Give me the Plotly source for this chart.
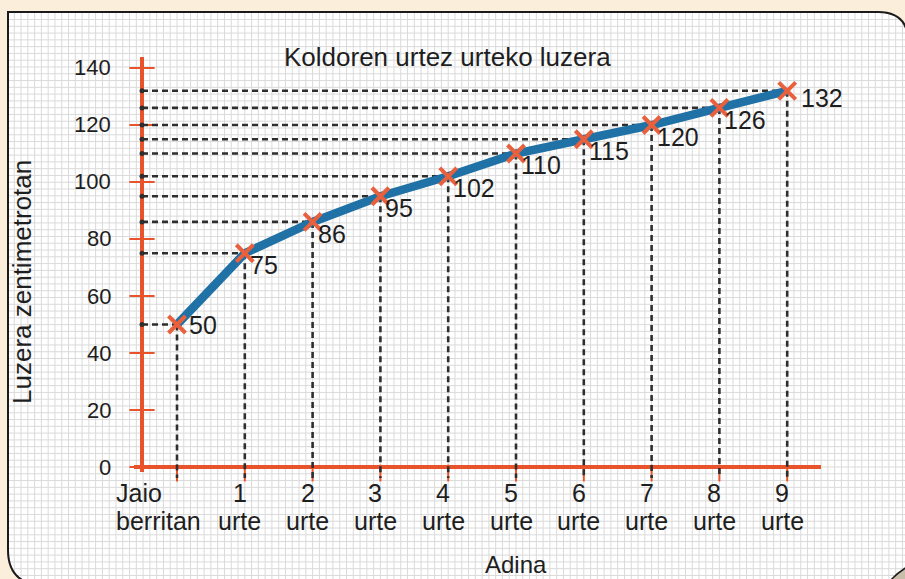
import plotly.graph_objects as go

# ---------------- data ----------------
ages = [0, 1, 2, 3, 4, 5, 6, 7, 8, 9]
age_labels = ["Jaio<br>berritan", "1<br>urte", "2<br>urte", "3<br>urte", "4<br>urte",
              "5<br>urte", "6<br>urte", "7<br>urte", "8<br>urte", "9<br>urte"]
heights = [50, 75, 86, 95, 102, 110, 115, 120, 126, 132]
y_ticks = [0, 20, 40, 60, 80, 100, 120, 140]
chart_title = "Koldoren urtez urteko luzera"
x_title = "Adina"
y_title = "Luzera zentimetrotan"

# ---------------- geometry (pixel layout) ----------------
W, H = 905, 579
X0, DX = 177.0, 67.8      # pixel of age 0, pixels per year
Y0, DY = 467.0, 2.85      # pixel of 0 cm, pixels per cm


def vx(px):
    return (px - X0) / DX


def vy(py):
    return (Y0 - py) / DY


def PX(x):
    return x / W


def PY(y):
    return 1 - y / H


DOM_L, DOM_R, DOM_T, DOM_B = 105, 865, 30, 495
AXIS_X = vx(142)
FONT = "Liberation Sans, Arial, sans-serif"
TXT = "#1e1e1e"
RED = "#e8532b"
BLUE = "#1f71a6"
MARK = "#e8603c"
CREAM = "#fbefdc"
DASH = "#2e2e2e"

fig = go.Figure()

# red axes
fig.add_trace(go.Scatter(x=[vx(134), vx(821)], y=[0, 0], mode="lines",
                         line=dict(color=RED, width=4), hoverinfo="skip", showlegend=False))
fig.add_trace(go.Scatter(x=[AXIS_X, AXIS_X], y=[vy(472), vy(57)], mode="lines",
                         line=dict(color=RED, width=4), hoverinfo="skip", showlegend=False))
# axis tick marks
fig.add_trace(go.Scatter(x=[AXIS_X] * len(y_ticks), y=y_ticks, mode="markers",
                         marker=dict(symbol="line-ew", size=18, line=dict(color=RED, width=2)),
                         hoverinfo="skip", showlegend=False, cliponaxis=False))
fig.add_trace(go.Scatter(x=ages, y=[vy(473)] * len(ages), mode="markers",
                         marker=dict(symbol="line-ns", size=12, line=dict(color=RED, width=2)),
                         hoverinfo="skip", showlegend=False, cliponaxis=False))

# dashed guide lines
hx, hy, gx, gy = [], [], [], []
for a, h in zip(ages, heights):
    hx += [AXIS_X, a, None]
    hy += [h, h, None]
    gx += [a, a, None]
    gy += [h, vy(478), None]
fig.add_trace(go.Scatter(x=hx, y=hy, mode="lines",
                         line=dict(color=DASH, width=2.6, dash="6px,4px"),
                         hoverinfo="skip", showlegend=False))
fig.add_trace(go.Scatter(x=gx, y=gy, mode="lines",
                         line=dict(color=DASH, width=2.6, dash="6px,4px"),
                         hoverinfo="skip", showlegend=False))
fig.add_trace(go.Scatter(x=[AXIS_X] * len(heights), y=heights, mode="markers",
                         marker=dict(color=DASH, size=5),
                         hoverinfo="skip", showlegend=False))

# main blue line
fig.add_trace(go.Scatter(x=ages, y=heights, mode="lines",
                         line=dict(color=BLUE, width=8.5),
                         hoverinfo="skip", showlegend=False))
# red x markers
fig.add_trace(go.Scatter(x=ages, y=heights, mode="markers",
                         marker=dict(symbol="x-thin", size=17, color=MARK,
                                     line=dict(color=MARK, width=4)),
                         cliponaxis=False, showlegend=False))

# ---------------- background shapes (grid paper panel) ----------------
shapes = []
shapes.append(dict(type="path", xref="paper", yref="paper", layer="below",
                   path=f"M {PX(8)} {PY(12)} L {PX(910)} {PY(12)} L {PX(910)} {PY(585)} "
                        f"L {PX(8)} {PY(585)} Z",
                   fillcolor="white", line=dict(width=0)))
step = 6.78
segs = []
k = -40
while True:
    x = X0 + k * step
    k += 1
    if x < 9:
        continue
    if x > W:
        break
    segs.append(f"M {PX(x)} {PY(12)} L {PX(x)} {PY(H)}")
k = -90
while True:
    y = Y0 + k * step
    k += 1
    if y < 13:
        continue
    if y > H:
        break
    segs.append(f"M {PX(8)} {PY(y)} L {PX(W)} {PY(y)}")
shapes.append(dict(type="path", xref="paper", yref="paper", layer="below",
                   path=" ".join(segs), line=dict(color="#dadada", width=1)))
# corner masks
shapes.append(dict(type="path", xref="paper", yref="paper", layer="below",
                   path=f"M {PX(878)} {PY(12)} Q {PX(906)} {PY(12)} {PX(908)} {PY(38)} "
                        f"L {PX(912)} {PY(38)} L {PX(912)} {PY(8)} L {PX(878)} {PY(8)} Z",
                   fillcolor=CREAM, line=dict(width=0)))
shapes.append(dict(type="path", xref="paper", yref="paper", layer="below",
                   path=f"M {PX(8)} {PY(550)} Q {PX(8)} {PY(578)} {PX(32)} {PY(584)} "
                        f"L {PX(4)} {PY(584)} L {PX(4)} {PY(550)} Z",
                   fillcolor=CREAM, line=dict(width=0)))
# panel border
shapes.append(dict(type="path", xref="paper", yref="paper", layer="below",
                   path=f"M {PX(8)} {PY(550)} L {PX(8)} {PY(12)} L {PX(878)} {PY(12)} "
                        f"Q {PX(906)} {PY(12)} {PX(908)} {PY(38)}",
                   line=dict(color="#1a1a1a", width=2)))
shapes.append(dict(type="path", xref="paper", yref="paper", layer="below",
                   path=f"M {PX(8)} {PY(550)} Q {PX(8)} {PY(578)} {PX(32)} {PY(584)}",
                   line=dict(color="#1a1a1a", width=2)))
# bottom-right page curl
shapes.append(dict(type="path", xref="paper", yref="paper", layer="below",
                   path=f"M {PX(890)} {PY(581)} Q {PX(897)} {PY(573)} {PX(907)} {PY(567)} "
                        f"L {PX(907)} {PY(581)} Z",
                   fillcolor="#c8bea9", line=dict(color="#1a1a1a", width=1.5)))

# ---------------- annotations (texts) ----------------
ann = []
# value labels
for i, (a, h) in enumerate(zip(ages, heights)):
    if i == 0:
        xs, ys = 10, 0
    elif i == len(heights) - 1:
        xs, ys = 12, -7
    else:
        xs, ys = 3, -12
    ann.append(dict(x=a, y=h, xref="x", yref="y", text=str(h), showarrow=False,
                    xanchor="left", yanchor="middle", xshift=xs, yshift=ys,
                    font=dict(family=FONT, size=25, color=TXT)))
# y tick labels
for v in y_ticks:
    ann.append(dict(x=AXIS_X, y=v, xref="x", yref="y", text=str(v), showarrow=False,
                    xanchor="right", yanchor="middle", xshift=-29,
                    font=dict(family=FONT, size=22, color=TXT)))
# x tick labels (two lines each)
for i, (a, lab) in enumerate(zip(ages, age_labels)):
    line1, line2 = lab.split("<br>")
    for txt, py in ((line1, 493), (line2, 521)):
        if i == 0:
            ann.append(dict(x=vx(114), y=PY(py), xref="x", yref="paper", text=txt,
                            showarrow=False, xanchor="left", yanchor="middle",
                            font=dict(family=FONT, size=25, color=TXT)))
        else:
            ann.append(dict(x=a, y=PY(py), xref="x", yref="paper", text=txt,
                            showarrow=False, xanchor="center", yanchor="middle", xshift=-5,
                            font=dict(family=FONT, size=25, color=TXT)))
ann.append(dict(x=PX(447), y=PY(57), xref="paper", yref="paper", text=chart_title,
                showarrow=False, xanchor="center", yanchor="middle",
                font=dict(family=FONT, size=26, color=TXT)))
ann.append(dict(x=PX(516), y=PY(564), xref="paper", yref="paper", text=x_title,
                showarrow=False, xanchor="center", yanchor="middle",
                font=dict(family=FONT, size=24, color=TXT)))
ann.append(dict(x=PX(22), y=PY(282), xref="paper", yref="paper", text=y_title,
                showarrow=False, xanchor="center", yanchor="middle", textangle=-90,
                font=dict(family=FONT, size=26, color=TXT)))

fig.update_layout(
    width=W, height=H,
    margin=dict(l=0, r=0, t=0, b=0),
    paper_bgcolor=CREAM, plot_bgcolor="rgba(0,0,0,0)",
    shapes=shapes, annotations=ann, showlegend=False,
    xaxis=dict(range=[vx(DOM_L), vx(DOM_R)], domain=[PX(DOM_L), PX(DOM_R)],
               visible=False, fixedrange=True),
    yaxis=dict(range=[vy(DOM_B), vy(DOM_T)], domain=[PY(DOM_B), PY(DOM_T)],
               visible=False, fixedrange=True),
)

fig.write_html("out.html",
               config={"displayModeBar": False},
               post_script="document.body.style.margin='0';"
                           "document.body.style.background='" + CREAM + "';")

+++

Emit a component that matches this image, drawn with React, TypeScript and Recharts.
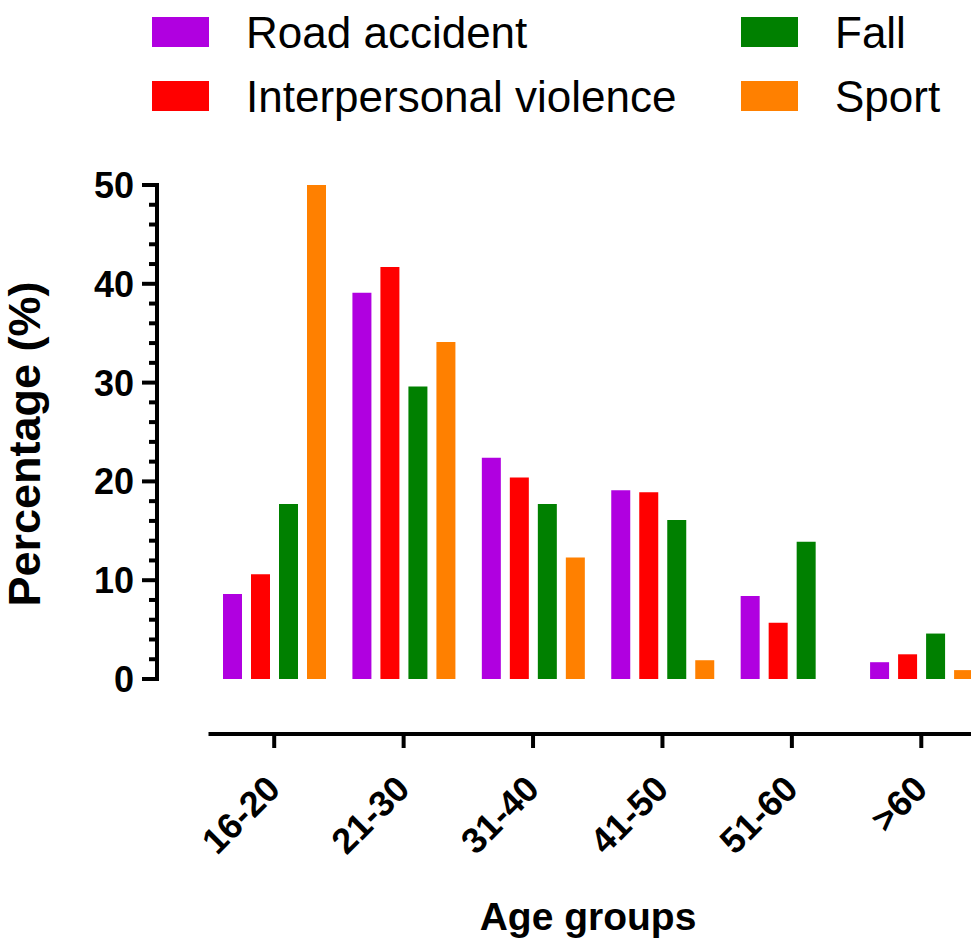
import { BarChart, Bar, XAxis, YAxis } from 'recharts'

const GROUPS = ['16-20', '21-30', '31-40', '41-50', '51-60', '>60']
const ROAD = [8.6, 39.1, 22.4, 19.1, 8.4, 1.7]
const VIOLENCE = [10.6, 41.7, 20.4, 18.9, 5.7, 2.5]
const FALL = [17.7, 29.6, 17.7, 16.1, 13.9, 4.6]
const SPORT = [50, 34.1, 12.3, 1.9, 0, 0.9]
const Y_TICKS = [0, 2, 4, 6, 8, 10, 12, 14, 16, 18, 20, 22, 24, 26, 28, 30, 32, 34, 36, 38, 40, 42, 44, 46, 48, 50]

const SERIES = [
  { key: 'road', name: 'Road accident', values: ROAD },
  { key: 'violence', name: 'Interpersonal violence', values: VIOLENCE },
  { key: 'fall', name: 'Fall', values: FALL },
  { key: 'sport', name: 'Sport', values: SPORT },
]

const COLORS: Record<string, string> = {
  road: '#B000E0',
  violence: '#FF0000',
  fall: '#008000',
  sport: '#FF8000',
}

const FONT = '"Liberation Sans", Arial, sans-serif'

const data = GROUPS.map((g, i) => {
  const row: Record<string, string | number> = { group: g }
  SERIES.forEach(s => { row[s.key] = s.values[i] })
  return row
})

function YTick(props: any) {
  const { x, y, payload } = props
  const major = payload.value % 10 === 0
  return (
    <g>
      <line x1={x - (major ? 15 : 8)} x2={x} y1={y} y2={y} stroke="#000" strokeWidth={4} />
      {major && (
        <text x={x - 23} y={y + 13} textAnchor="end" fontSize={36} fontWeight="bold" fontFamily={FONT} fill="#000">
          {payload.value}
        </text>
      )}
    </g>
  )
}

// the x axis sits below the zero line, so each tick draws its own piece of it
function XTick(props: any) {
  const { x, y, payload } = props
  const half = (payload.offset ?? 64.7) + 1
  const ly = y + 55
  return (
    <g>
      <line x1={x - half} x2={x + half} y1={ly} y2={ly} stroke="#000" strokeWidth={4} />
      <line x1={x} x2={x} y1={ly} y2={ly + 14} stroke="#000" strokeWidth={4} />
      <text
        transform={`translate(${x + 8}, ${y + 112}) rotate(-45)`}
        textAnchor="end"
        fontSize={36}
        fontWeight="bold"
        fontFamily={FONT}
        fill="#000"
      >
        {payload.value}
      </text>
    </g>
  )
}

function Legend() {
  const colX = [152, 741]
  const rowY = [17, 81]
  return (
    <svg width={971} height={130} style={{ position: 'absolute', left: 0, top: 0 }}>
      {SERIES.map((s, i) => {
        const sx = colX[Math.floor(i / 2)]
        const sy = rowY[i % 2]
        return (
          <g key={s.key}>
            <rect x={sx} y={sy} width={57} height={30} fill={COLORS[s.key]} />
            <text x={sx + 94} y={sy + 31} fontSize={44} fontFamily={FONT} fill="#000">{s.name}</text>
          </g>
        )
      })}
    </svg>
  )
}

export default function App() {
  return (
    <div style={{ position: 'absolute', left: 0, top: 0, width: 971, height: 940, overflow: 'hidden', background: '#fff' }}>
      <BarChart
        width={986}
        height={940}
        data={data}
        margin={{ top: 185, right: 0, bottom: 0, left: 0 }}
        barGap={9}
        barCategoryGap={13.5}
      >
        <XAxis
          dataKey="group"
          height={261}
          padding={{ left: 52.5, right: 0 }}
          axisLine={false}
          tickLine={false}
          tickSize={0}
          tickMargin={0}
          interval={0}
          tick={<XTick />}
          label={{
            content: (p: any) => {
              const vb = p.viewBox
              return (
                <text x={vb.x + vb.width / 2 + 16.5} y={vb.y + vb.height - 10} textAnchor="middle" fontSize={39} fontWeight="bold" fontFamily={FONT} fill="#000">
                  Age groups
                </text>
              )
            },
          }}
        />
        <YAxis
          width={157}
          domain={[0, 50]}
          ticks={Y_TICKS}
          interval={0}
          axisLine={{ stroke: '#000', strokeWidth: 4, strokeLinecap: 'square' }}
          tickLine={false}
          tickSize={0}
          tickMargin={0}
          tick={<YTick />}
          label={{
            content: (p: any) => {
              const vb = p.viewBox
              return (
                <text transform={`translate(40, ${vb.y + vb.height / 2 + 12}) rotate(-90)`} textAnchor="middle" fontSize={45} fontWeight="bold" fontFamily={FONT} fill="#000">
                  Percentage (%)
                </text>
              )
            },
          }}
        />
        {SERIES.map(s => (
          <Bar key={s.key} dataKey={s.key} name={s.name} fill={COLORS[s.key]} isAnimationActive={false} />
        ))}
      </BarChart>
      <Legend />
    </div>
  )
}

+++

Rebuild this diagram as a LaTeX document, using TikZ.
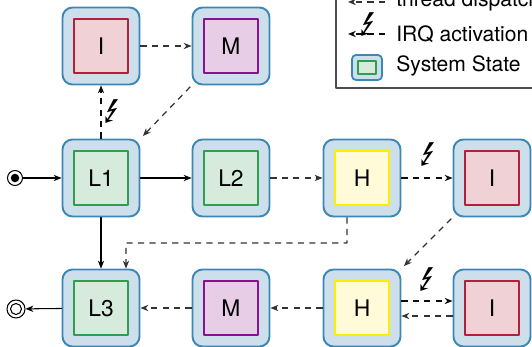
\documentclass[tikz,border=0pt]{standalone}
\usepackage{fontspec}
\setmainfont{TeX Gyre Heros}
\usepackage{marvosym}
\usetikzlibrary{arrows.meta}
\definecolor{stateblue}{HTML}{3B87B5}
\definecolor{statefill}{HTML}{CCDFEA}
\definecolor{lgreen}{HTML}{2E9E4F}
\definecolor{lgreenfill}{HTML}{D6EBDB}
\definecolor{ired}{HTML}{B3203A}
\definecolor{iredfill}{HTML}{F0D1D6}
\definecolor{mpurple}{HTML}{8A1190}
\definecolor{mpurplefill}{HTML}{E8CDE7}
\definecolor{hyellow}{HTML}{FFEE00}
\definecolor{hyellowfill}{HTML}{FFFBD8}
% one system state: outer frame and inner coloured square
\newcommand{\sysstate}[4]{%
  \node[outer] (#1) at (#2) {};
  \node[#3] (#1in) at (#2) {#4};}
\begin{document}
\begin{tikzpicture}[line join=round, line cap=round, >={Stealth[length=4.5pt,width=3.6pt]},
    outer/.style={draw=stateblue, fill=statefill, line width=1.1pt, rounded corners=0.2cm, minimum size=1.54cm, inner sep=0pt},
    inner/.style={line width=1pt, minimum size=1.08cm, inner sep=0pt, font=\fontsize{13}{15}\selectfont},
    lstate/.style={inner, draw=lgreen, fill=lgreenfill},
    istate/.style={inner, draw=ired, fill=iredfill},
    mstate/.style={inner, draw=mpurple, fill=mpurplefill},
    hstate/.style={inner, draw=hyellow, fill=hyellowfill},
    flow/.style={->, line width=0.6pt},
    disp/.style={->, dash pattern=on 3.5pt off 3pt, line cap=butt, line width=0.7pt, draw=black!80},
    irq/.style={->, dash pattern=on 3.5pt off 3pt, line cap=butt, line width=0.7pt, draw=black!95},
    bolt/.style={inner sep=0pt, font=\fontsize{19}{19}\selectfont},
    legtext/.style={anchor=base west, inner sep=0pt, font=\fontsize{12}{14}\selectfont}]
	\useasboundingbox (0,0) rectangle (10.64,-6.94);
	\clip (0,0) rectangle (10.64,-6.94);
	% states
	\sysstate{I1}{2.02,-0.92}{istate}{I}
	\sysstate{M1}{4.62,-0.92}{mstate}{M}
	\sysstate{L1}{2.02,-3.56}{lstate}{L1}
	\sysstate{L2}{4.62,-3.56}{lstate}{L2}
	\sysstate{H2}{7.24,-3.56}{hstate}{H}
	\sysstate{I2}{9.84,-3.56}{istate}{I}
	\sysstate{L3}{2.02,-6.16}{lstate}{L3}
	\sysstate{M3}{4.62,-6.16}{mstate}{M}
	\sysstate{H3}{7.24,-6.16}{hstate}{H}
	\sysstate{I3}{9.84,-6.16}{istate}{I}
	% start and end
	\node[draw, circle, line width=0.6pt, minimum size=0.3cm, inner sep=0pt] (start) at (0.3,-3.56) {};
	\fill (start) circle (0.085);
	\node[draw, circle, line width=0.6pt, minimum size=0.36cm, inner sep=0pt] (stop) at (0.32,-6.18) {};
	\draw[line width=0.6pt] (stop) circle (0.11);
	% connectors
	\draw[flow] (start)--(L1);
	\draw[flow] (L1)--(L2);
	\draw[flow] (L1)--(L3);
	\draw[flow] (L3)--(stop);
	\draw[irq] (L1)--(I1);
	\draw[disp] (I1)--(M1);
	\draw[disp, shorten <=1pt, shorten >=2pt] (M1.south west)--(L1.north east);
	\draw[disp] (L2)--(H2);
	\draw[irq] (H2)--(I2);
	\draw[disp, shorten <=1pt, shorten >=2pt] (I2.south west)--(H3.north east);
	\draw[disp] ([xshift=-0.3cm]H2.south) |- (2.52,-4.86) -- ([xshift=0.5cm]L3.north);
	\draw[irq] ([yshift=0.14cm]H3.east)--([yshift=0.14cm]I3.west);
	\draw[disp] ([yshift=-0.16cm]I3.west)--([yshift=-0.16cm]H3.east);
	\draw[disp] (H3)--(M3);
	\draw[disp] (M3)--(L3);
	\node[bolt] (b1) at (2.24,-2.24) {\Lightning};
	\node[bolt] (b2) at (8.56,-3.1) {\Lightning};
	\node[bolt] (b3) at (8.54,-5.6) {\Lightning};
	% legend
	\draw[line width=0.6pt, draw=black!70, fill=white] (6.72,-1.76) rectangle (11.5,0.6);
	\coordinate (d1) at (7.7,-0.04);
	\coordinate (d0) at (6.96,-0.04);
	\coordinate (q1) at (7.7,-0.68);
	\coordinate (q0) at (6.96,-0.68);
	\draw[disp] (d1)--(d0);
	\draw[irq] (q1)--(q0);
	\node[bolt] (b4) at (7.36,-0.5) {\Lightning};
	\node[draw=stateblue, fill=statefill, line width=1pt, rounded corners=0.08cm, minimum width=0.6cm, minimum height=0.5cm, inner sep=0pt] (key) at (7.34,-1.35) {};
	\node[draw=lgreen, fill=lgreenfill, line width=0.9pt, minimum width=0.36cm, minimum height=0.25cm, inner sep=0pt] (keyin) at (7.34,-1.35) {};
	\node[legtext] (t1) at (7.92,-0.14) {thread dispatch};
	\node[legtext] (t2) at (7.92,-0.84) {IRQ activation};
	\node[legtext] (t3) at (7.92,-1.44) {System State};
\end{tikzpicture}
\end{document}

+++

Repeat exactly, and only, the lines between the line holding "Give me the Plotly source for this chart." and the line holding "return x / W", inclusive, leaving pictures out.

* _RESULT FOR THIS TASK_:
Give me the Plotly source for this chart.
import plotly.graph_objects as go

# ---------------- data ----------------
ages = [0, 1, 2, 3, 4, 5, 6, 7, 8, 9]
age_labels = ["Jaio<br>berritan", "1<br>urte", "2<br>urte", "3<br>urte", "4<br>urte",
              "5<br>urte", "6<br>urte", "7<br>urte", "8<br>urte", "9<br>urte"]
heights = [50, 75, 86, 95, 102, 110, 115, 120, 126, 132]
y_ticks = [0, 20, 40, 60, 80, 100, 120, 140]
chart_title = "Koldoren urtez urteko luzera"
x_title = "Adina"
y_title = "Luzera zentimetrotan"

# ---------------- geometry (pixel layout) ----------------
W, H = 905, 579
X0, DX = 177.0, 67.8      # pixel of age 0, pixels per year
Y0, DY = 467.0, 2.85      # pixel of 0 cm, pixels per cm


def vx(px):
    return (px - X0) / DX


def vy(py):
    return (Y0 - py) / DY


def PX(x):
    return x / W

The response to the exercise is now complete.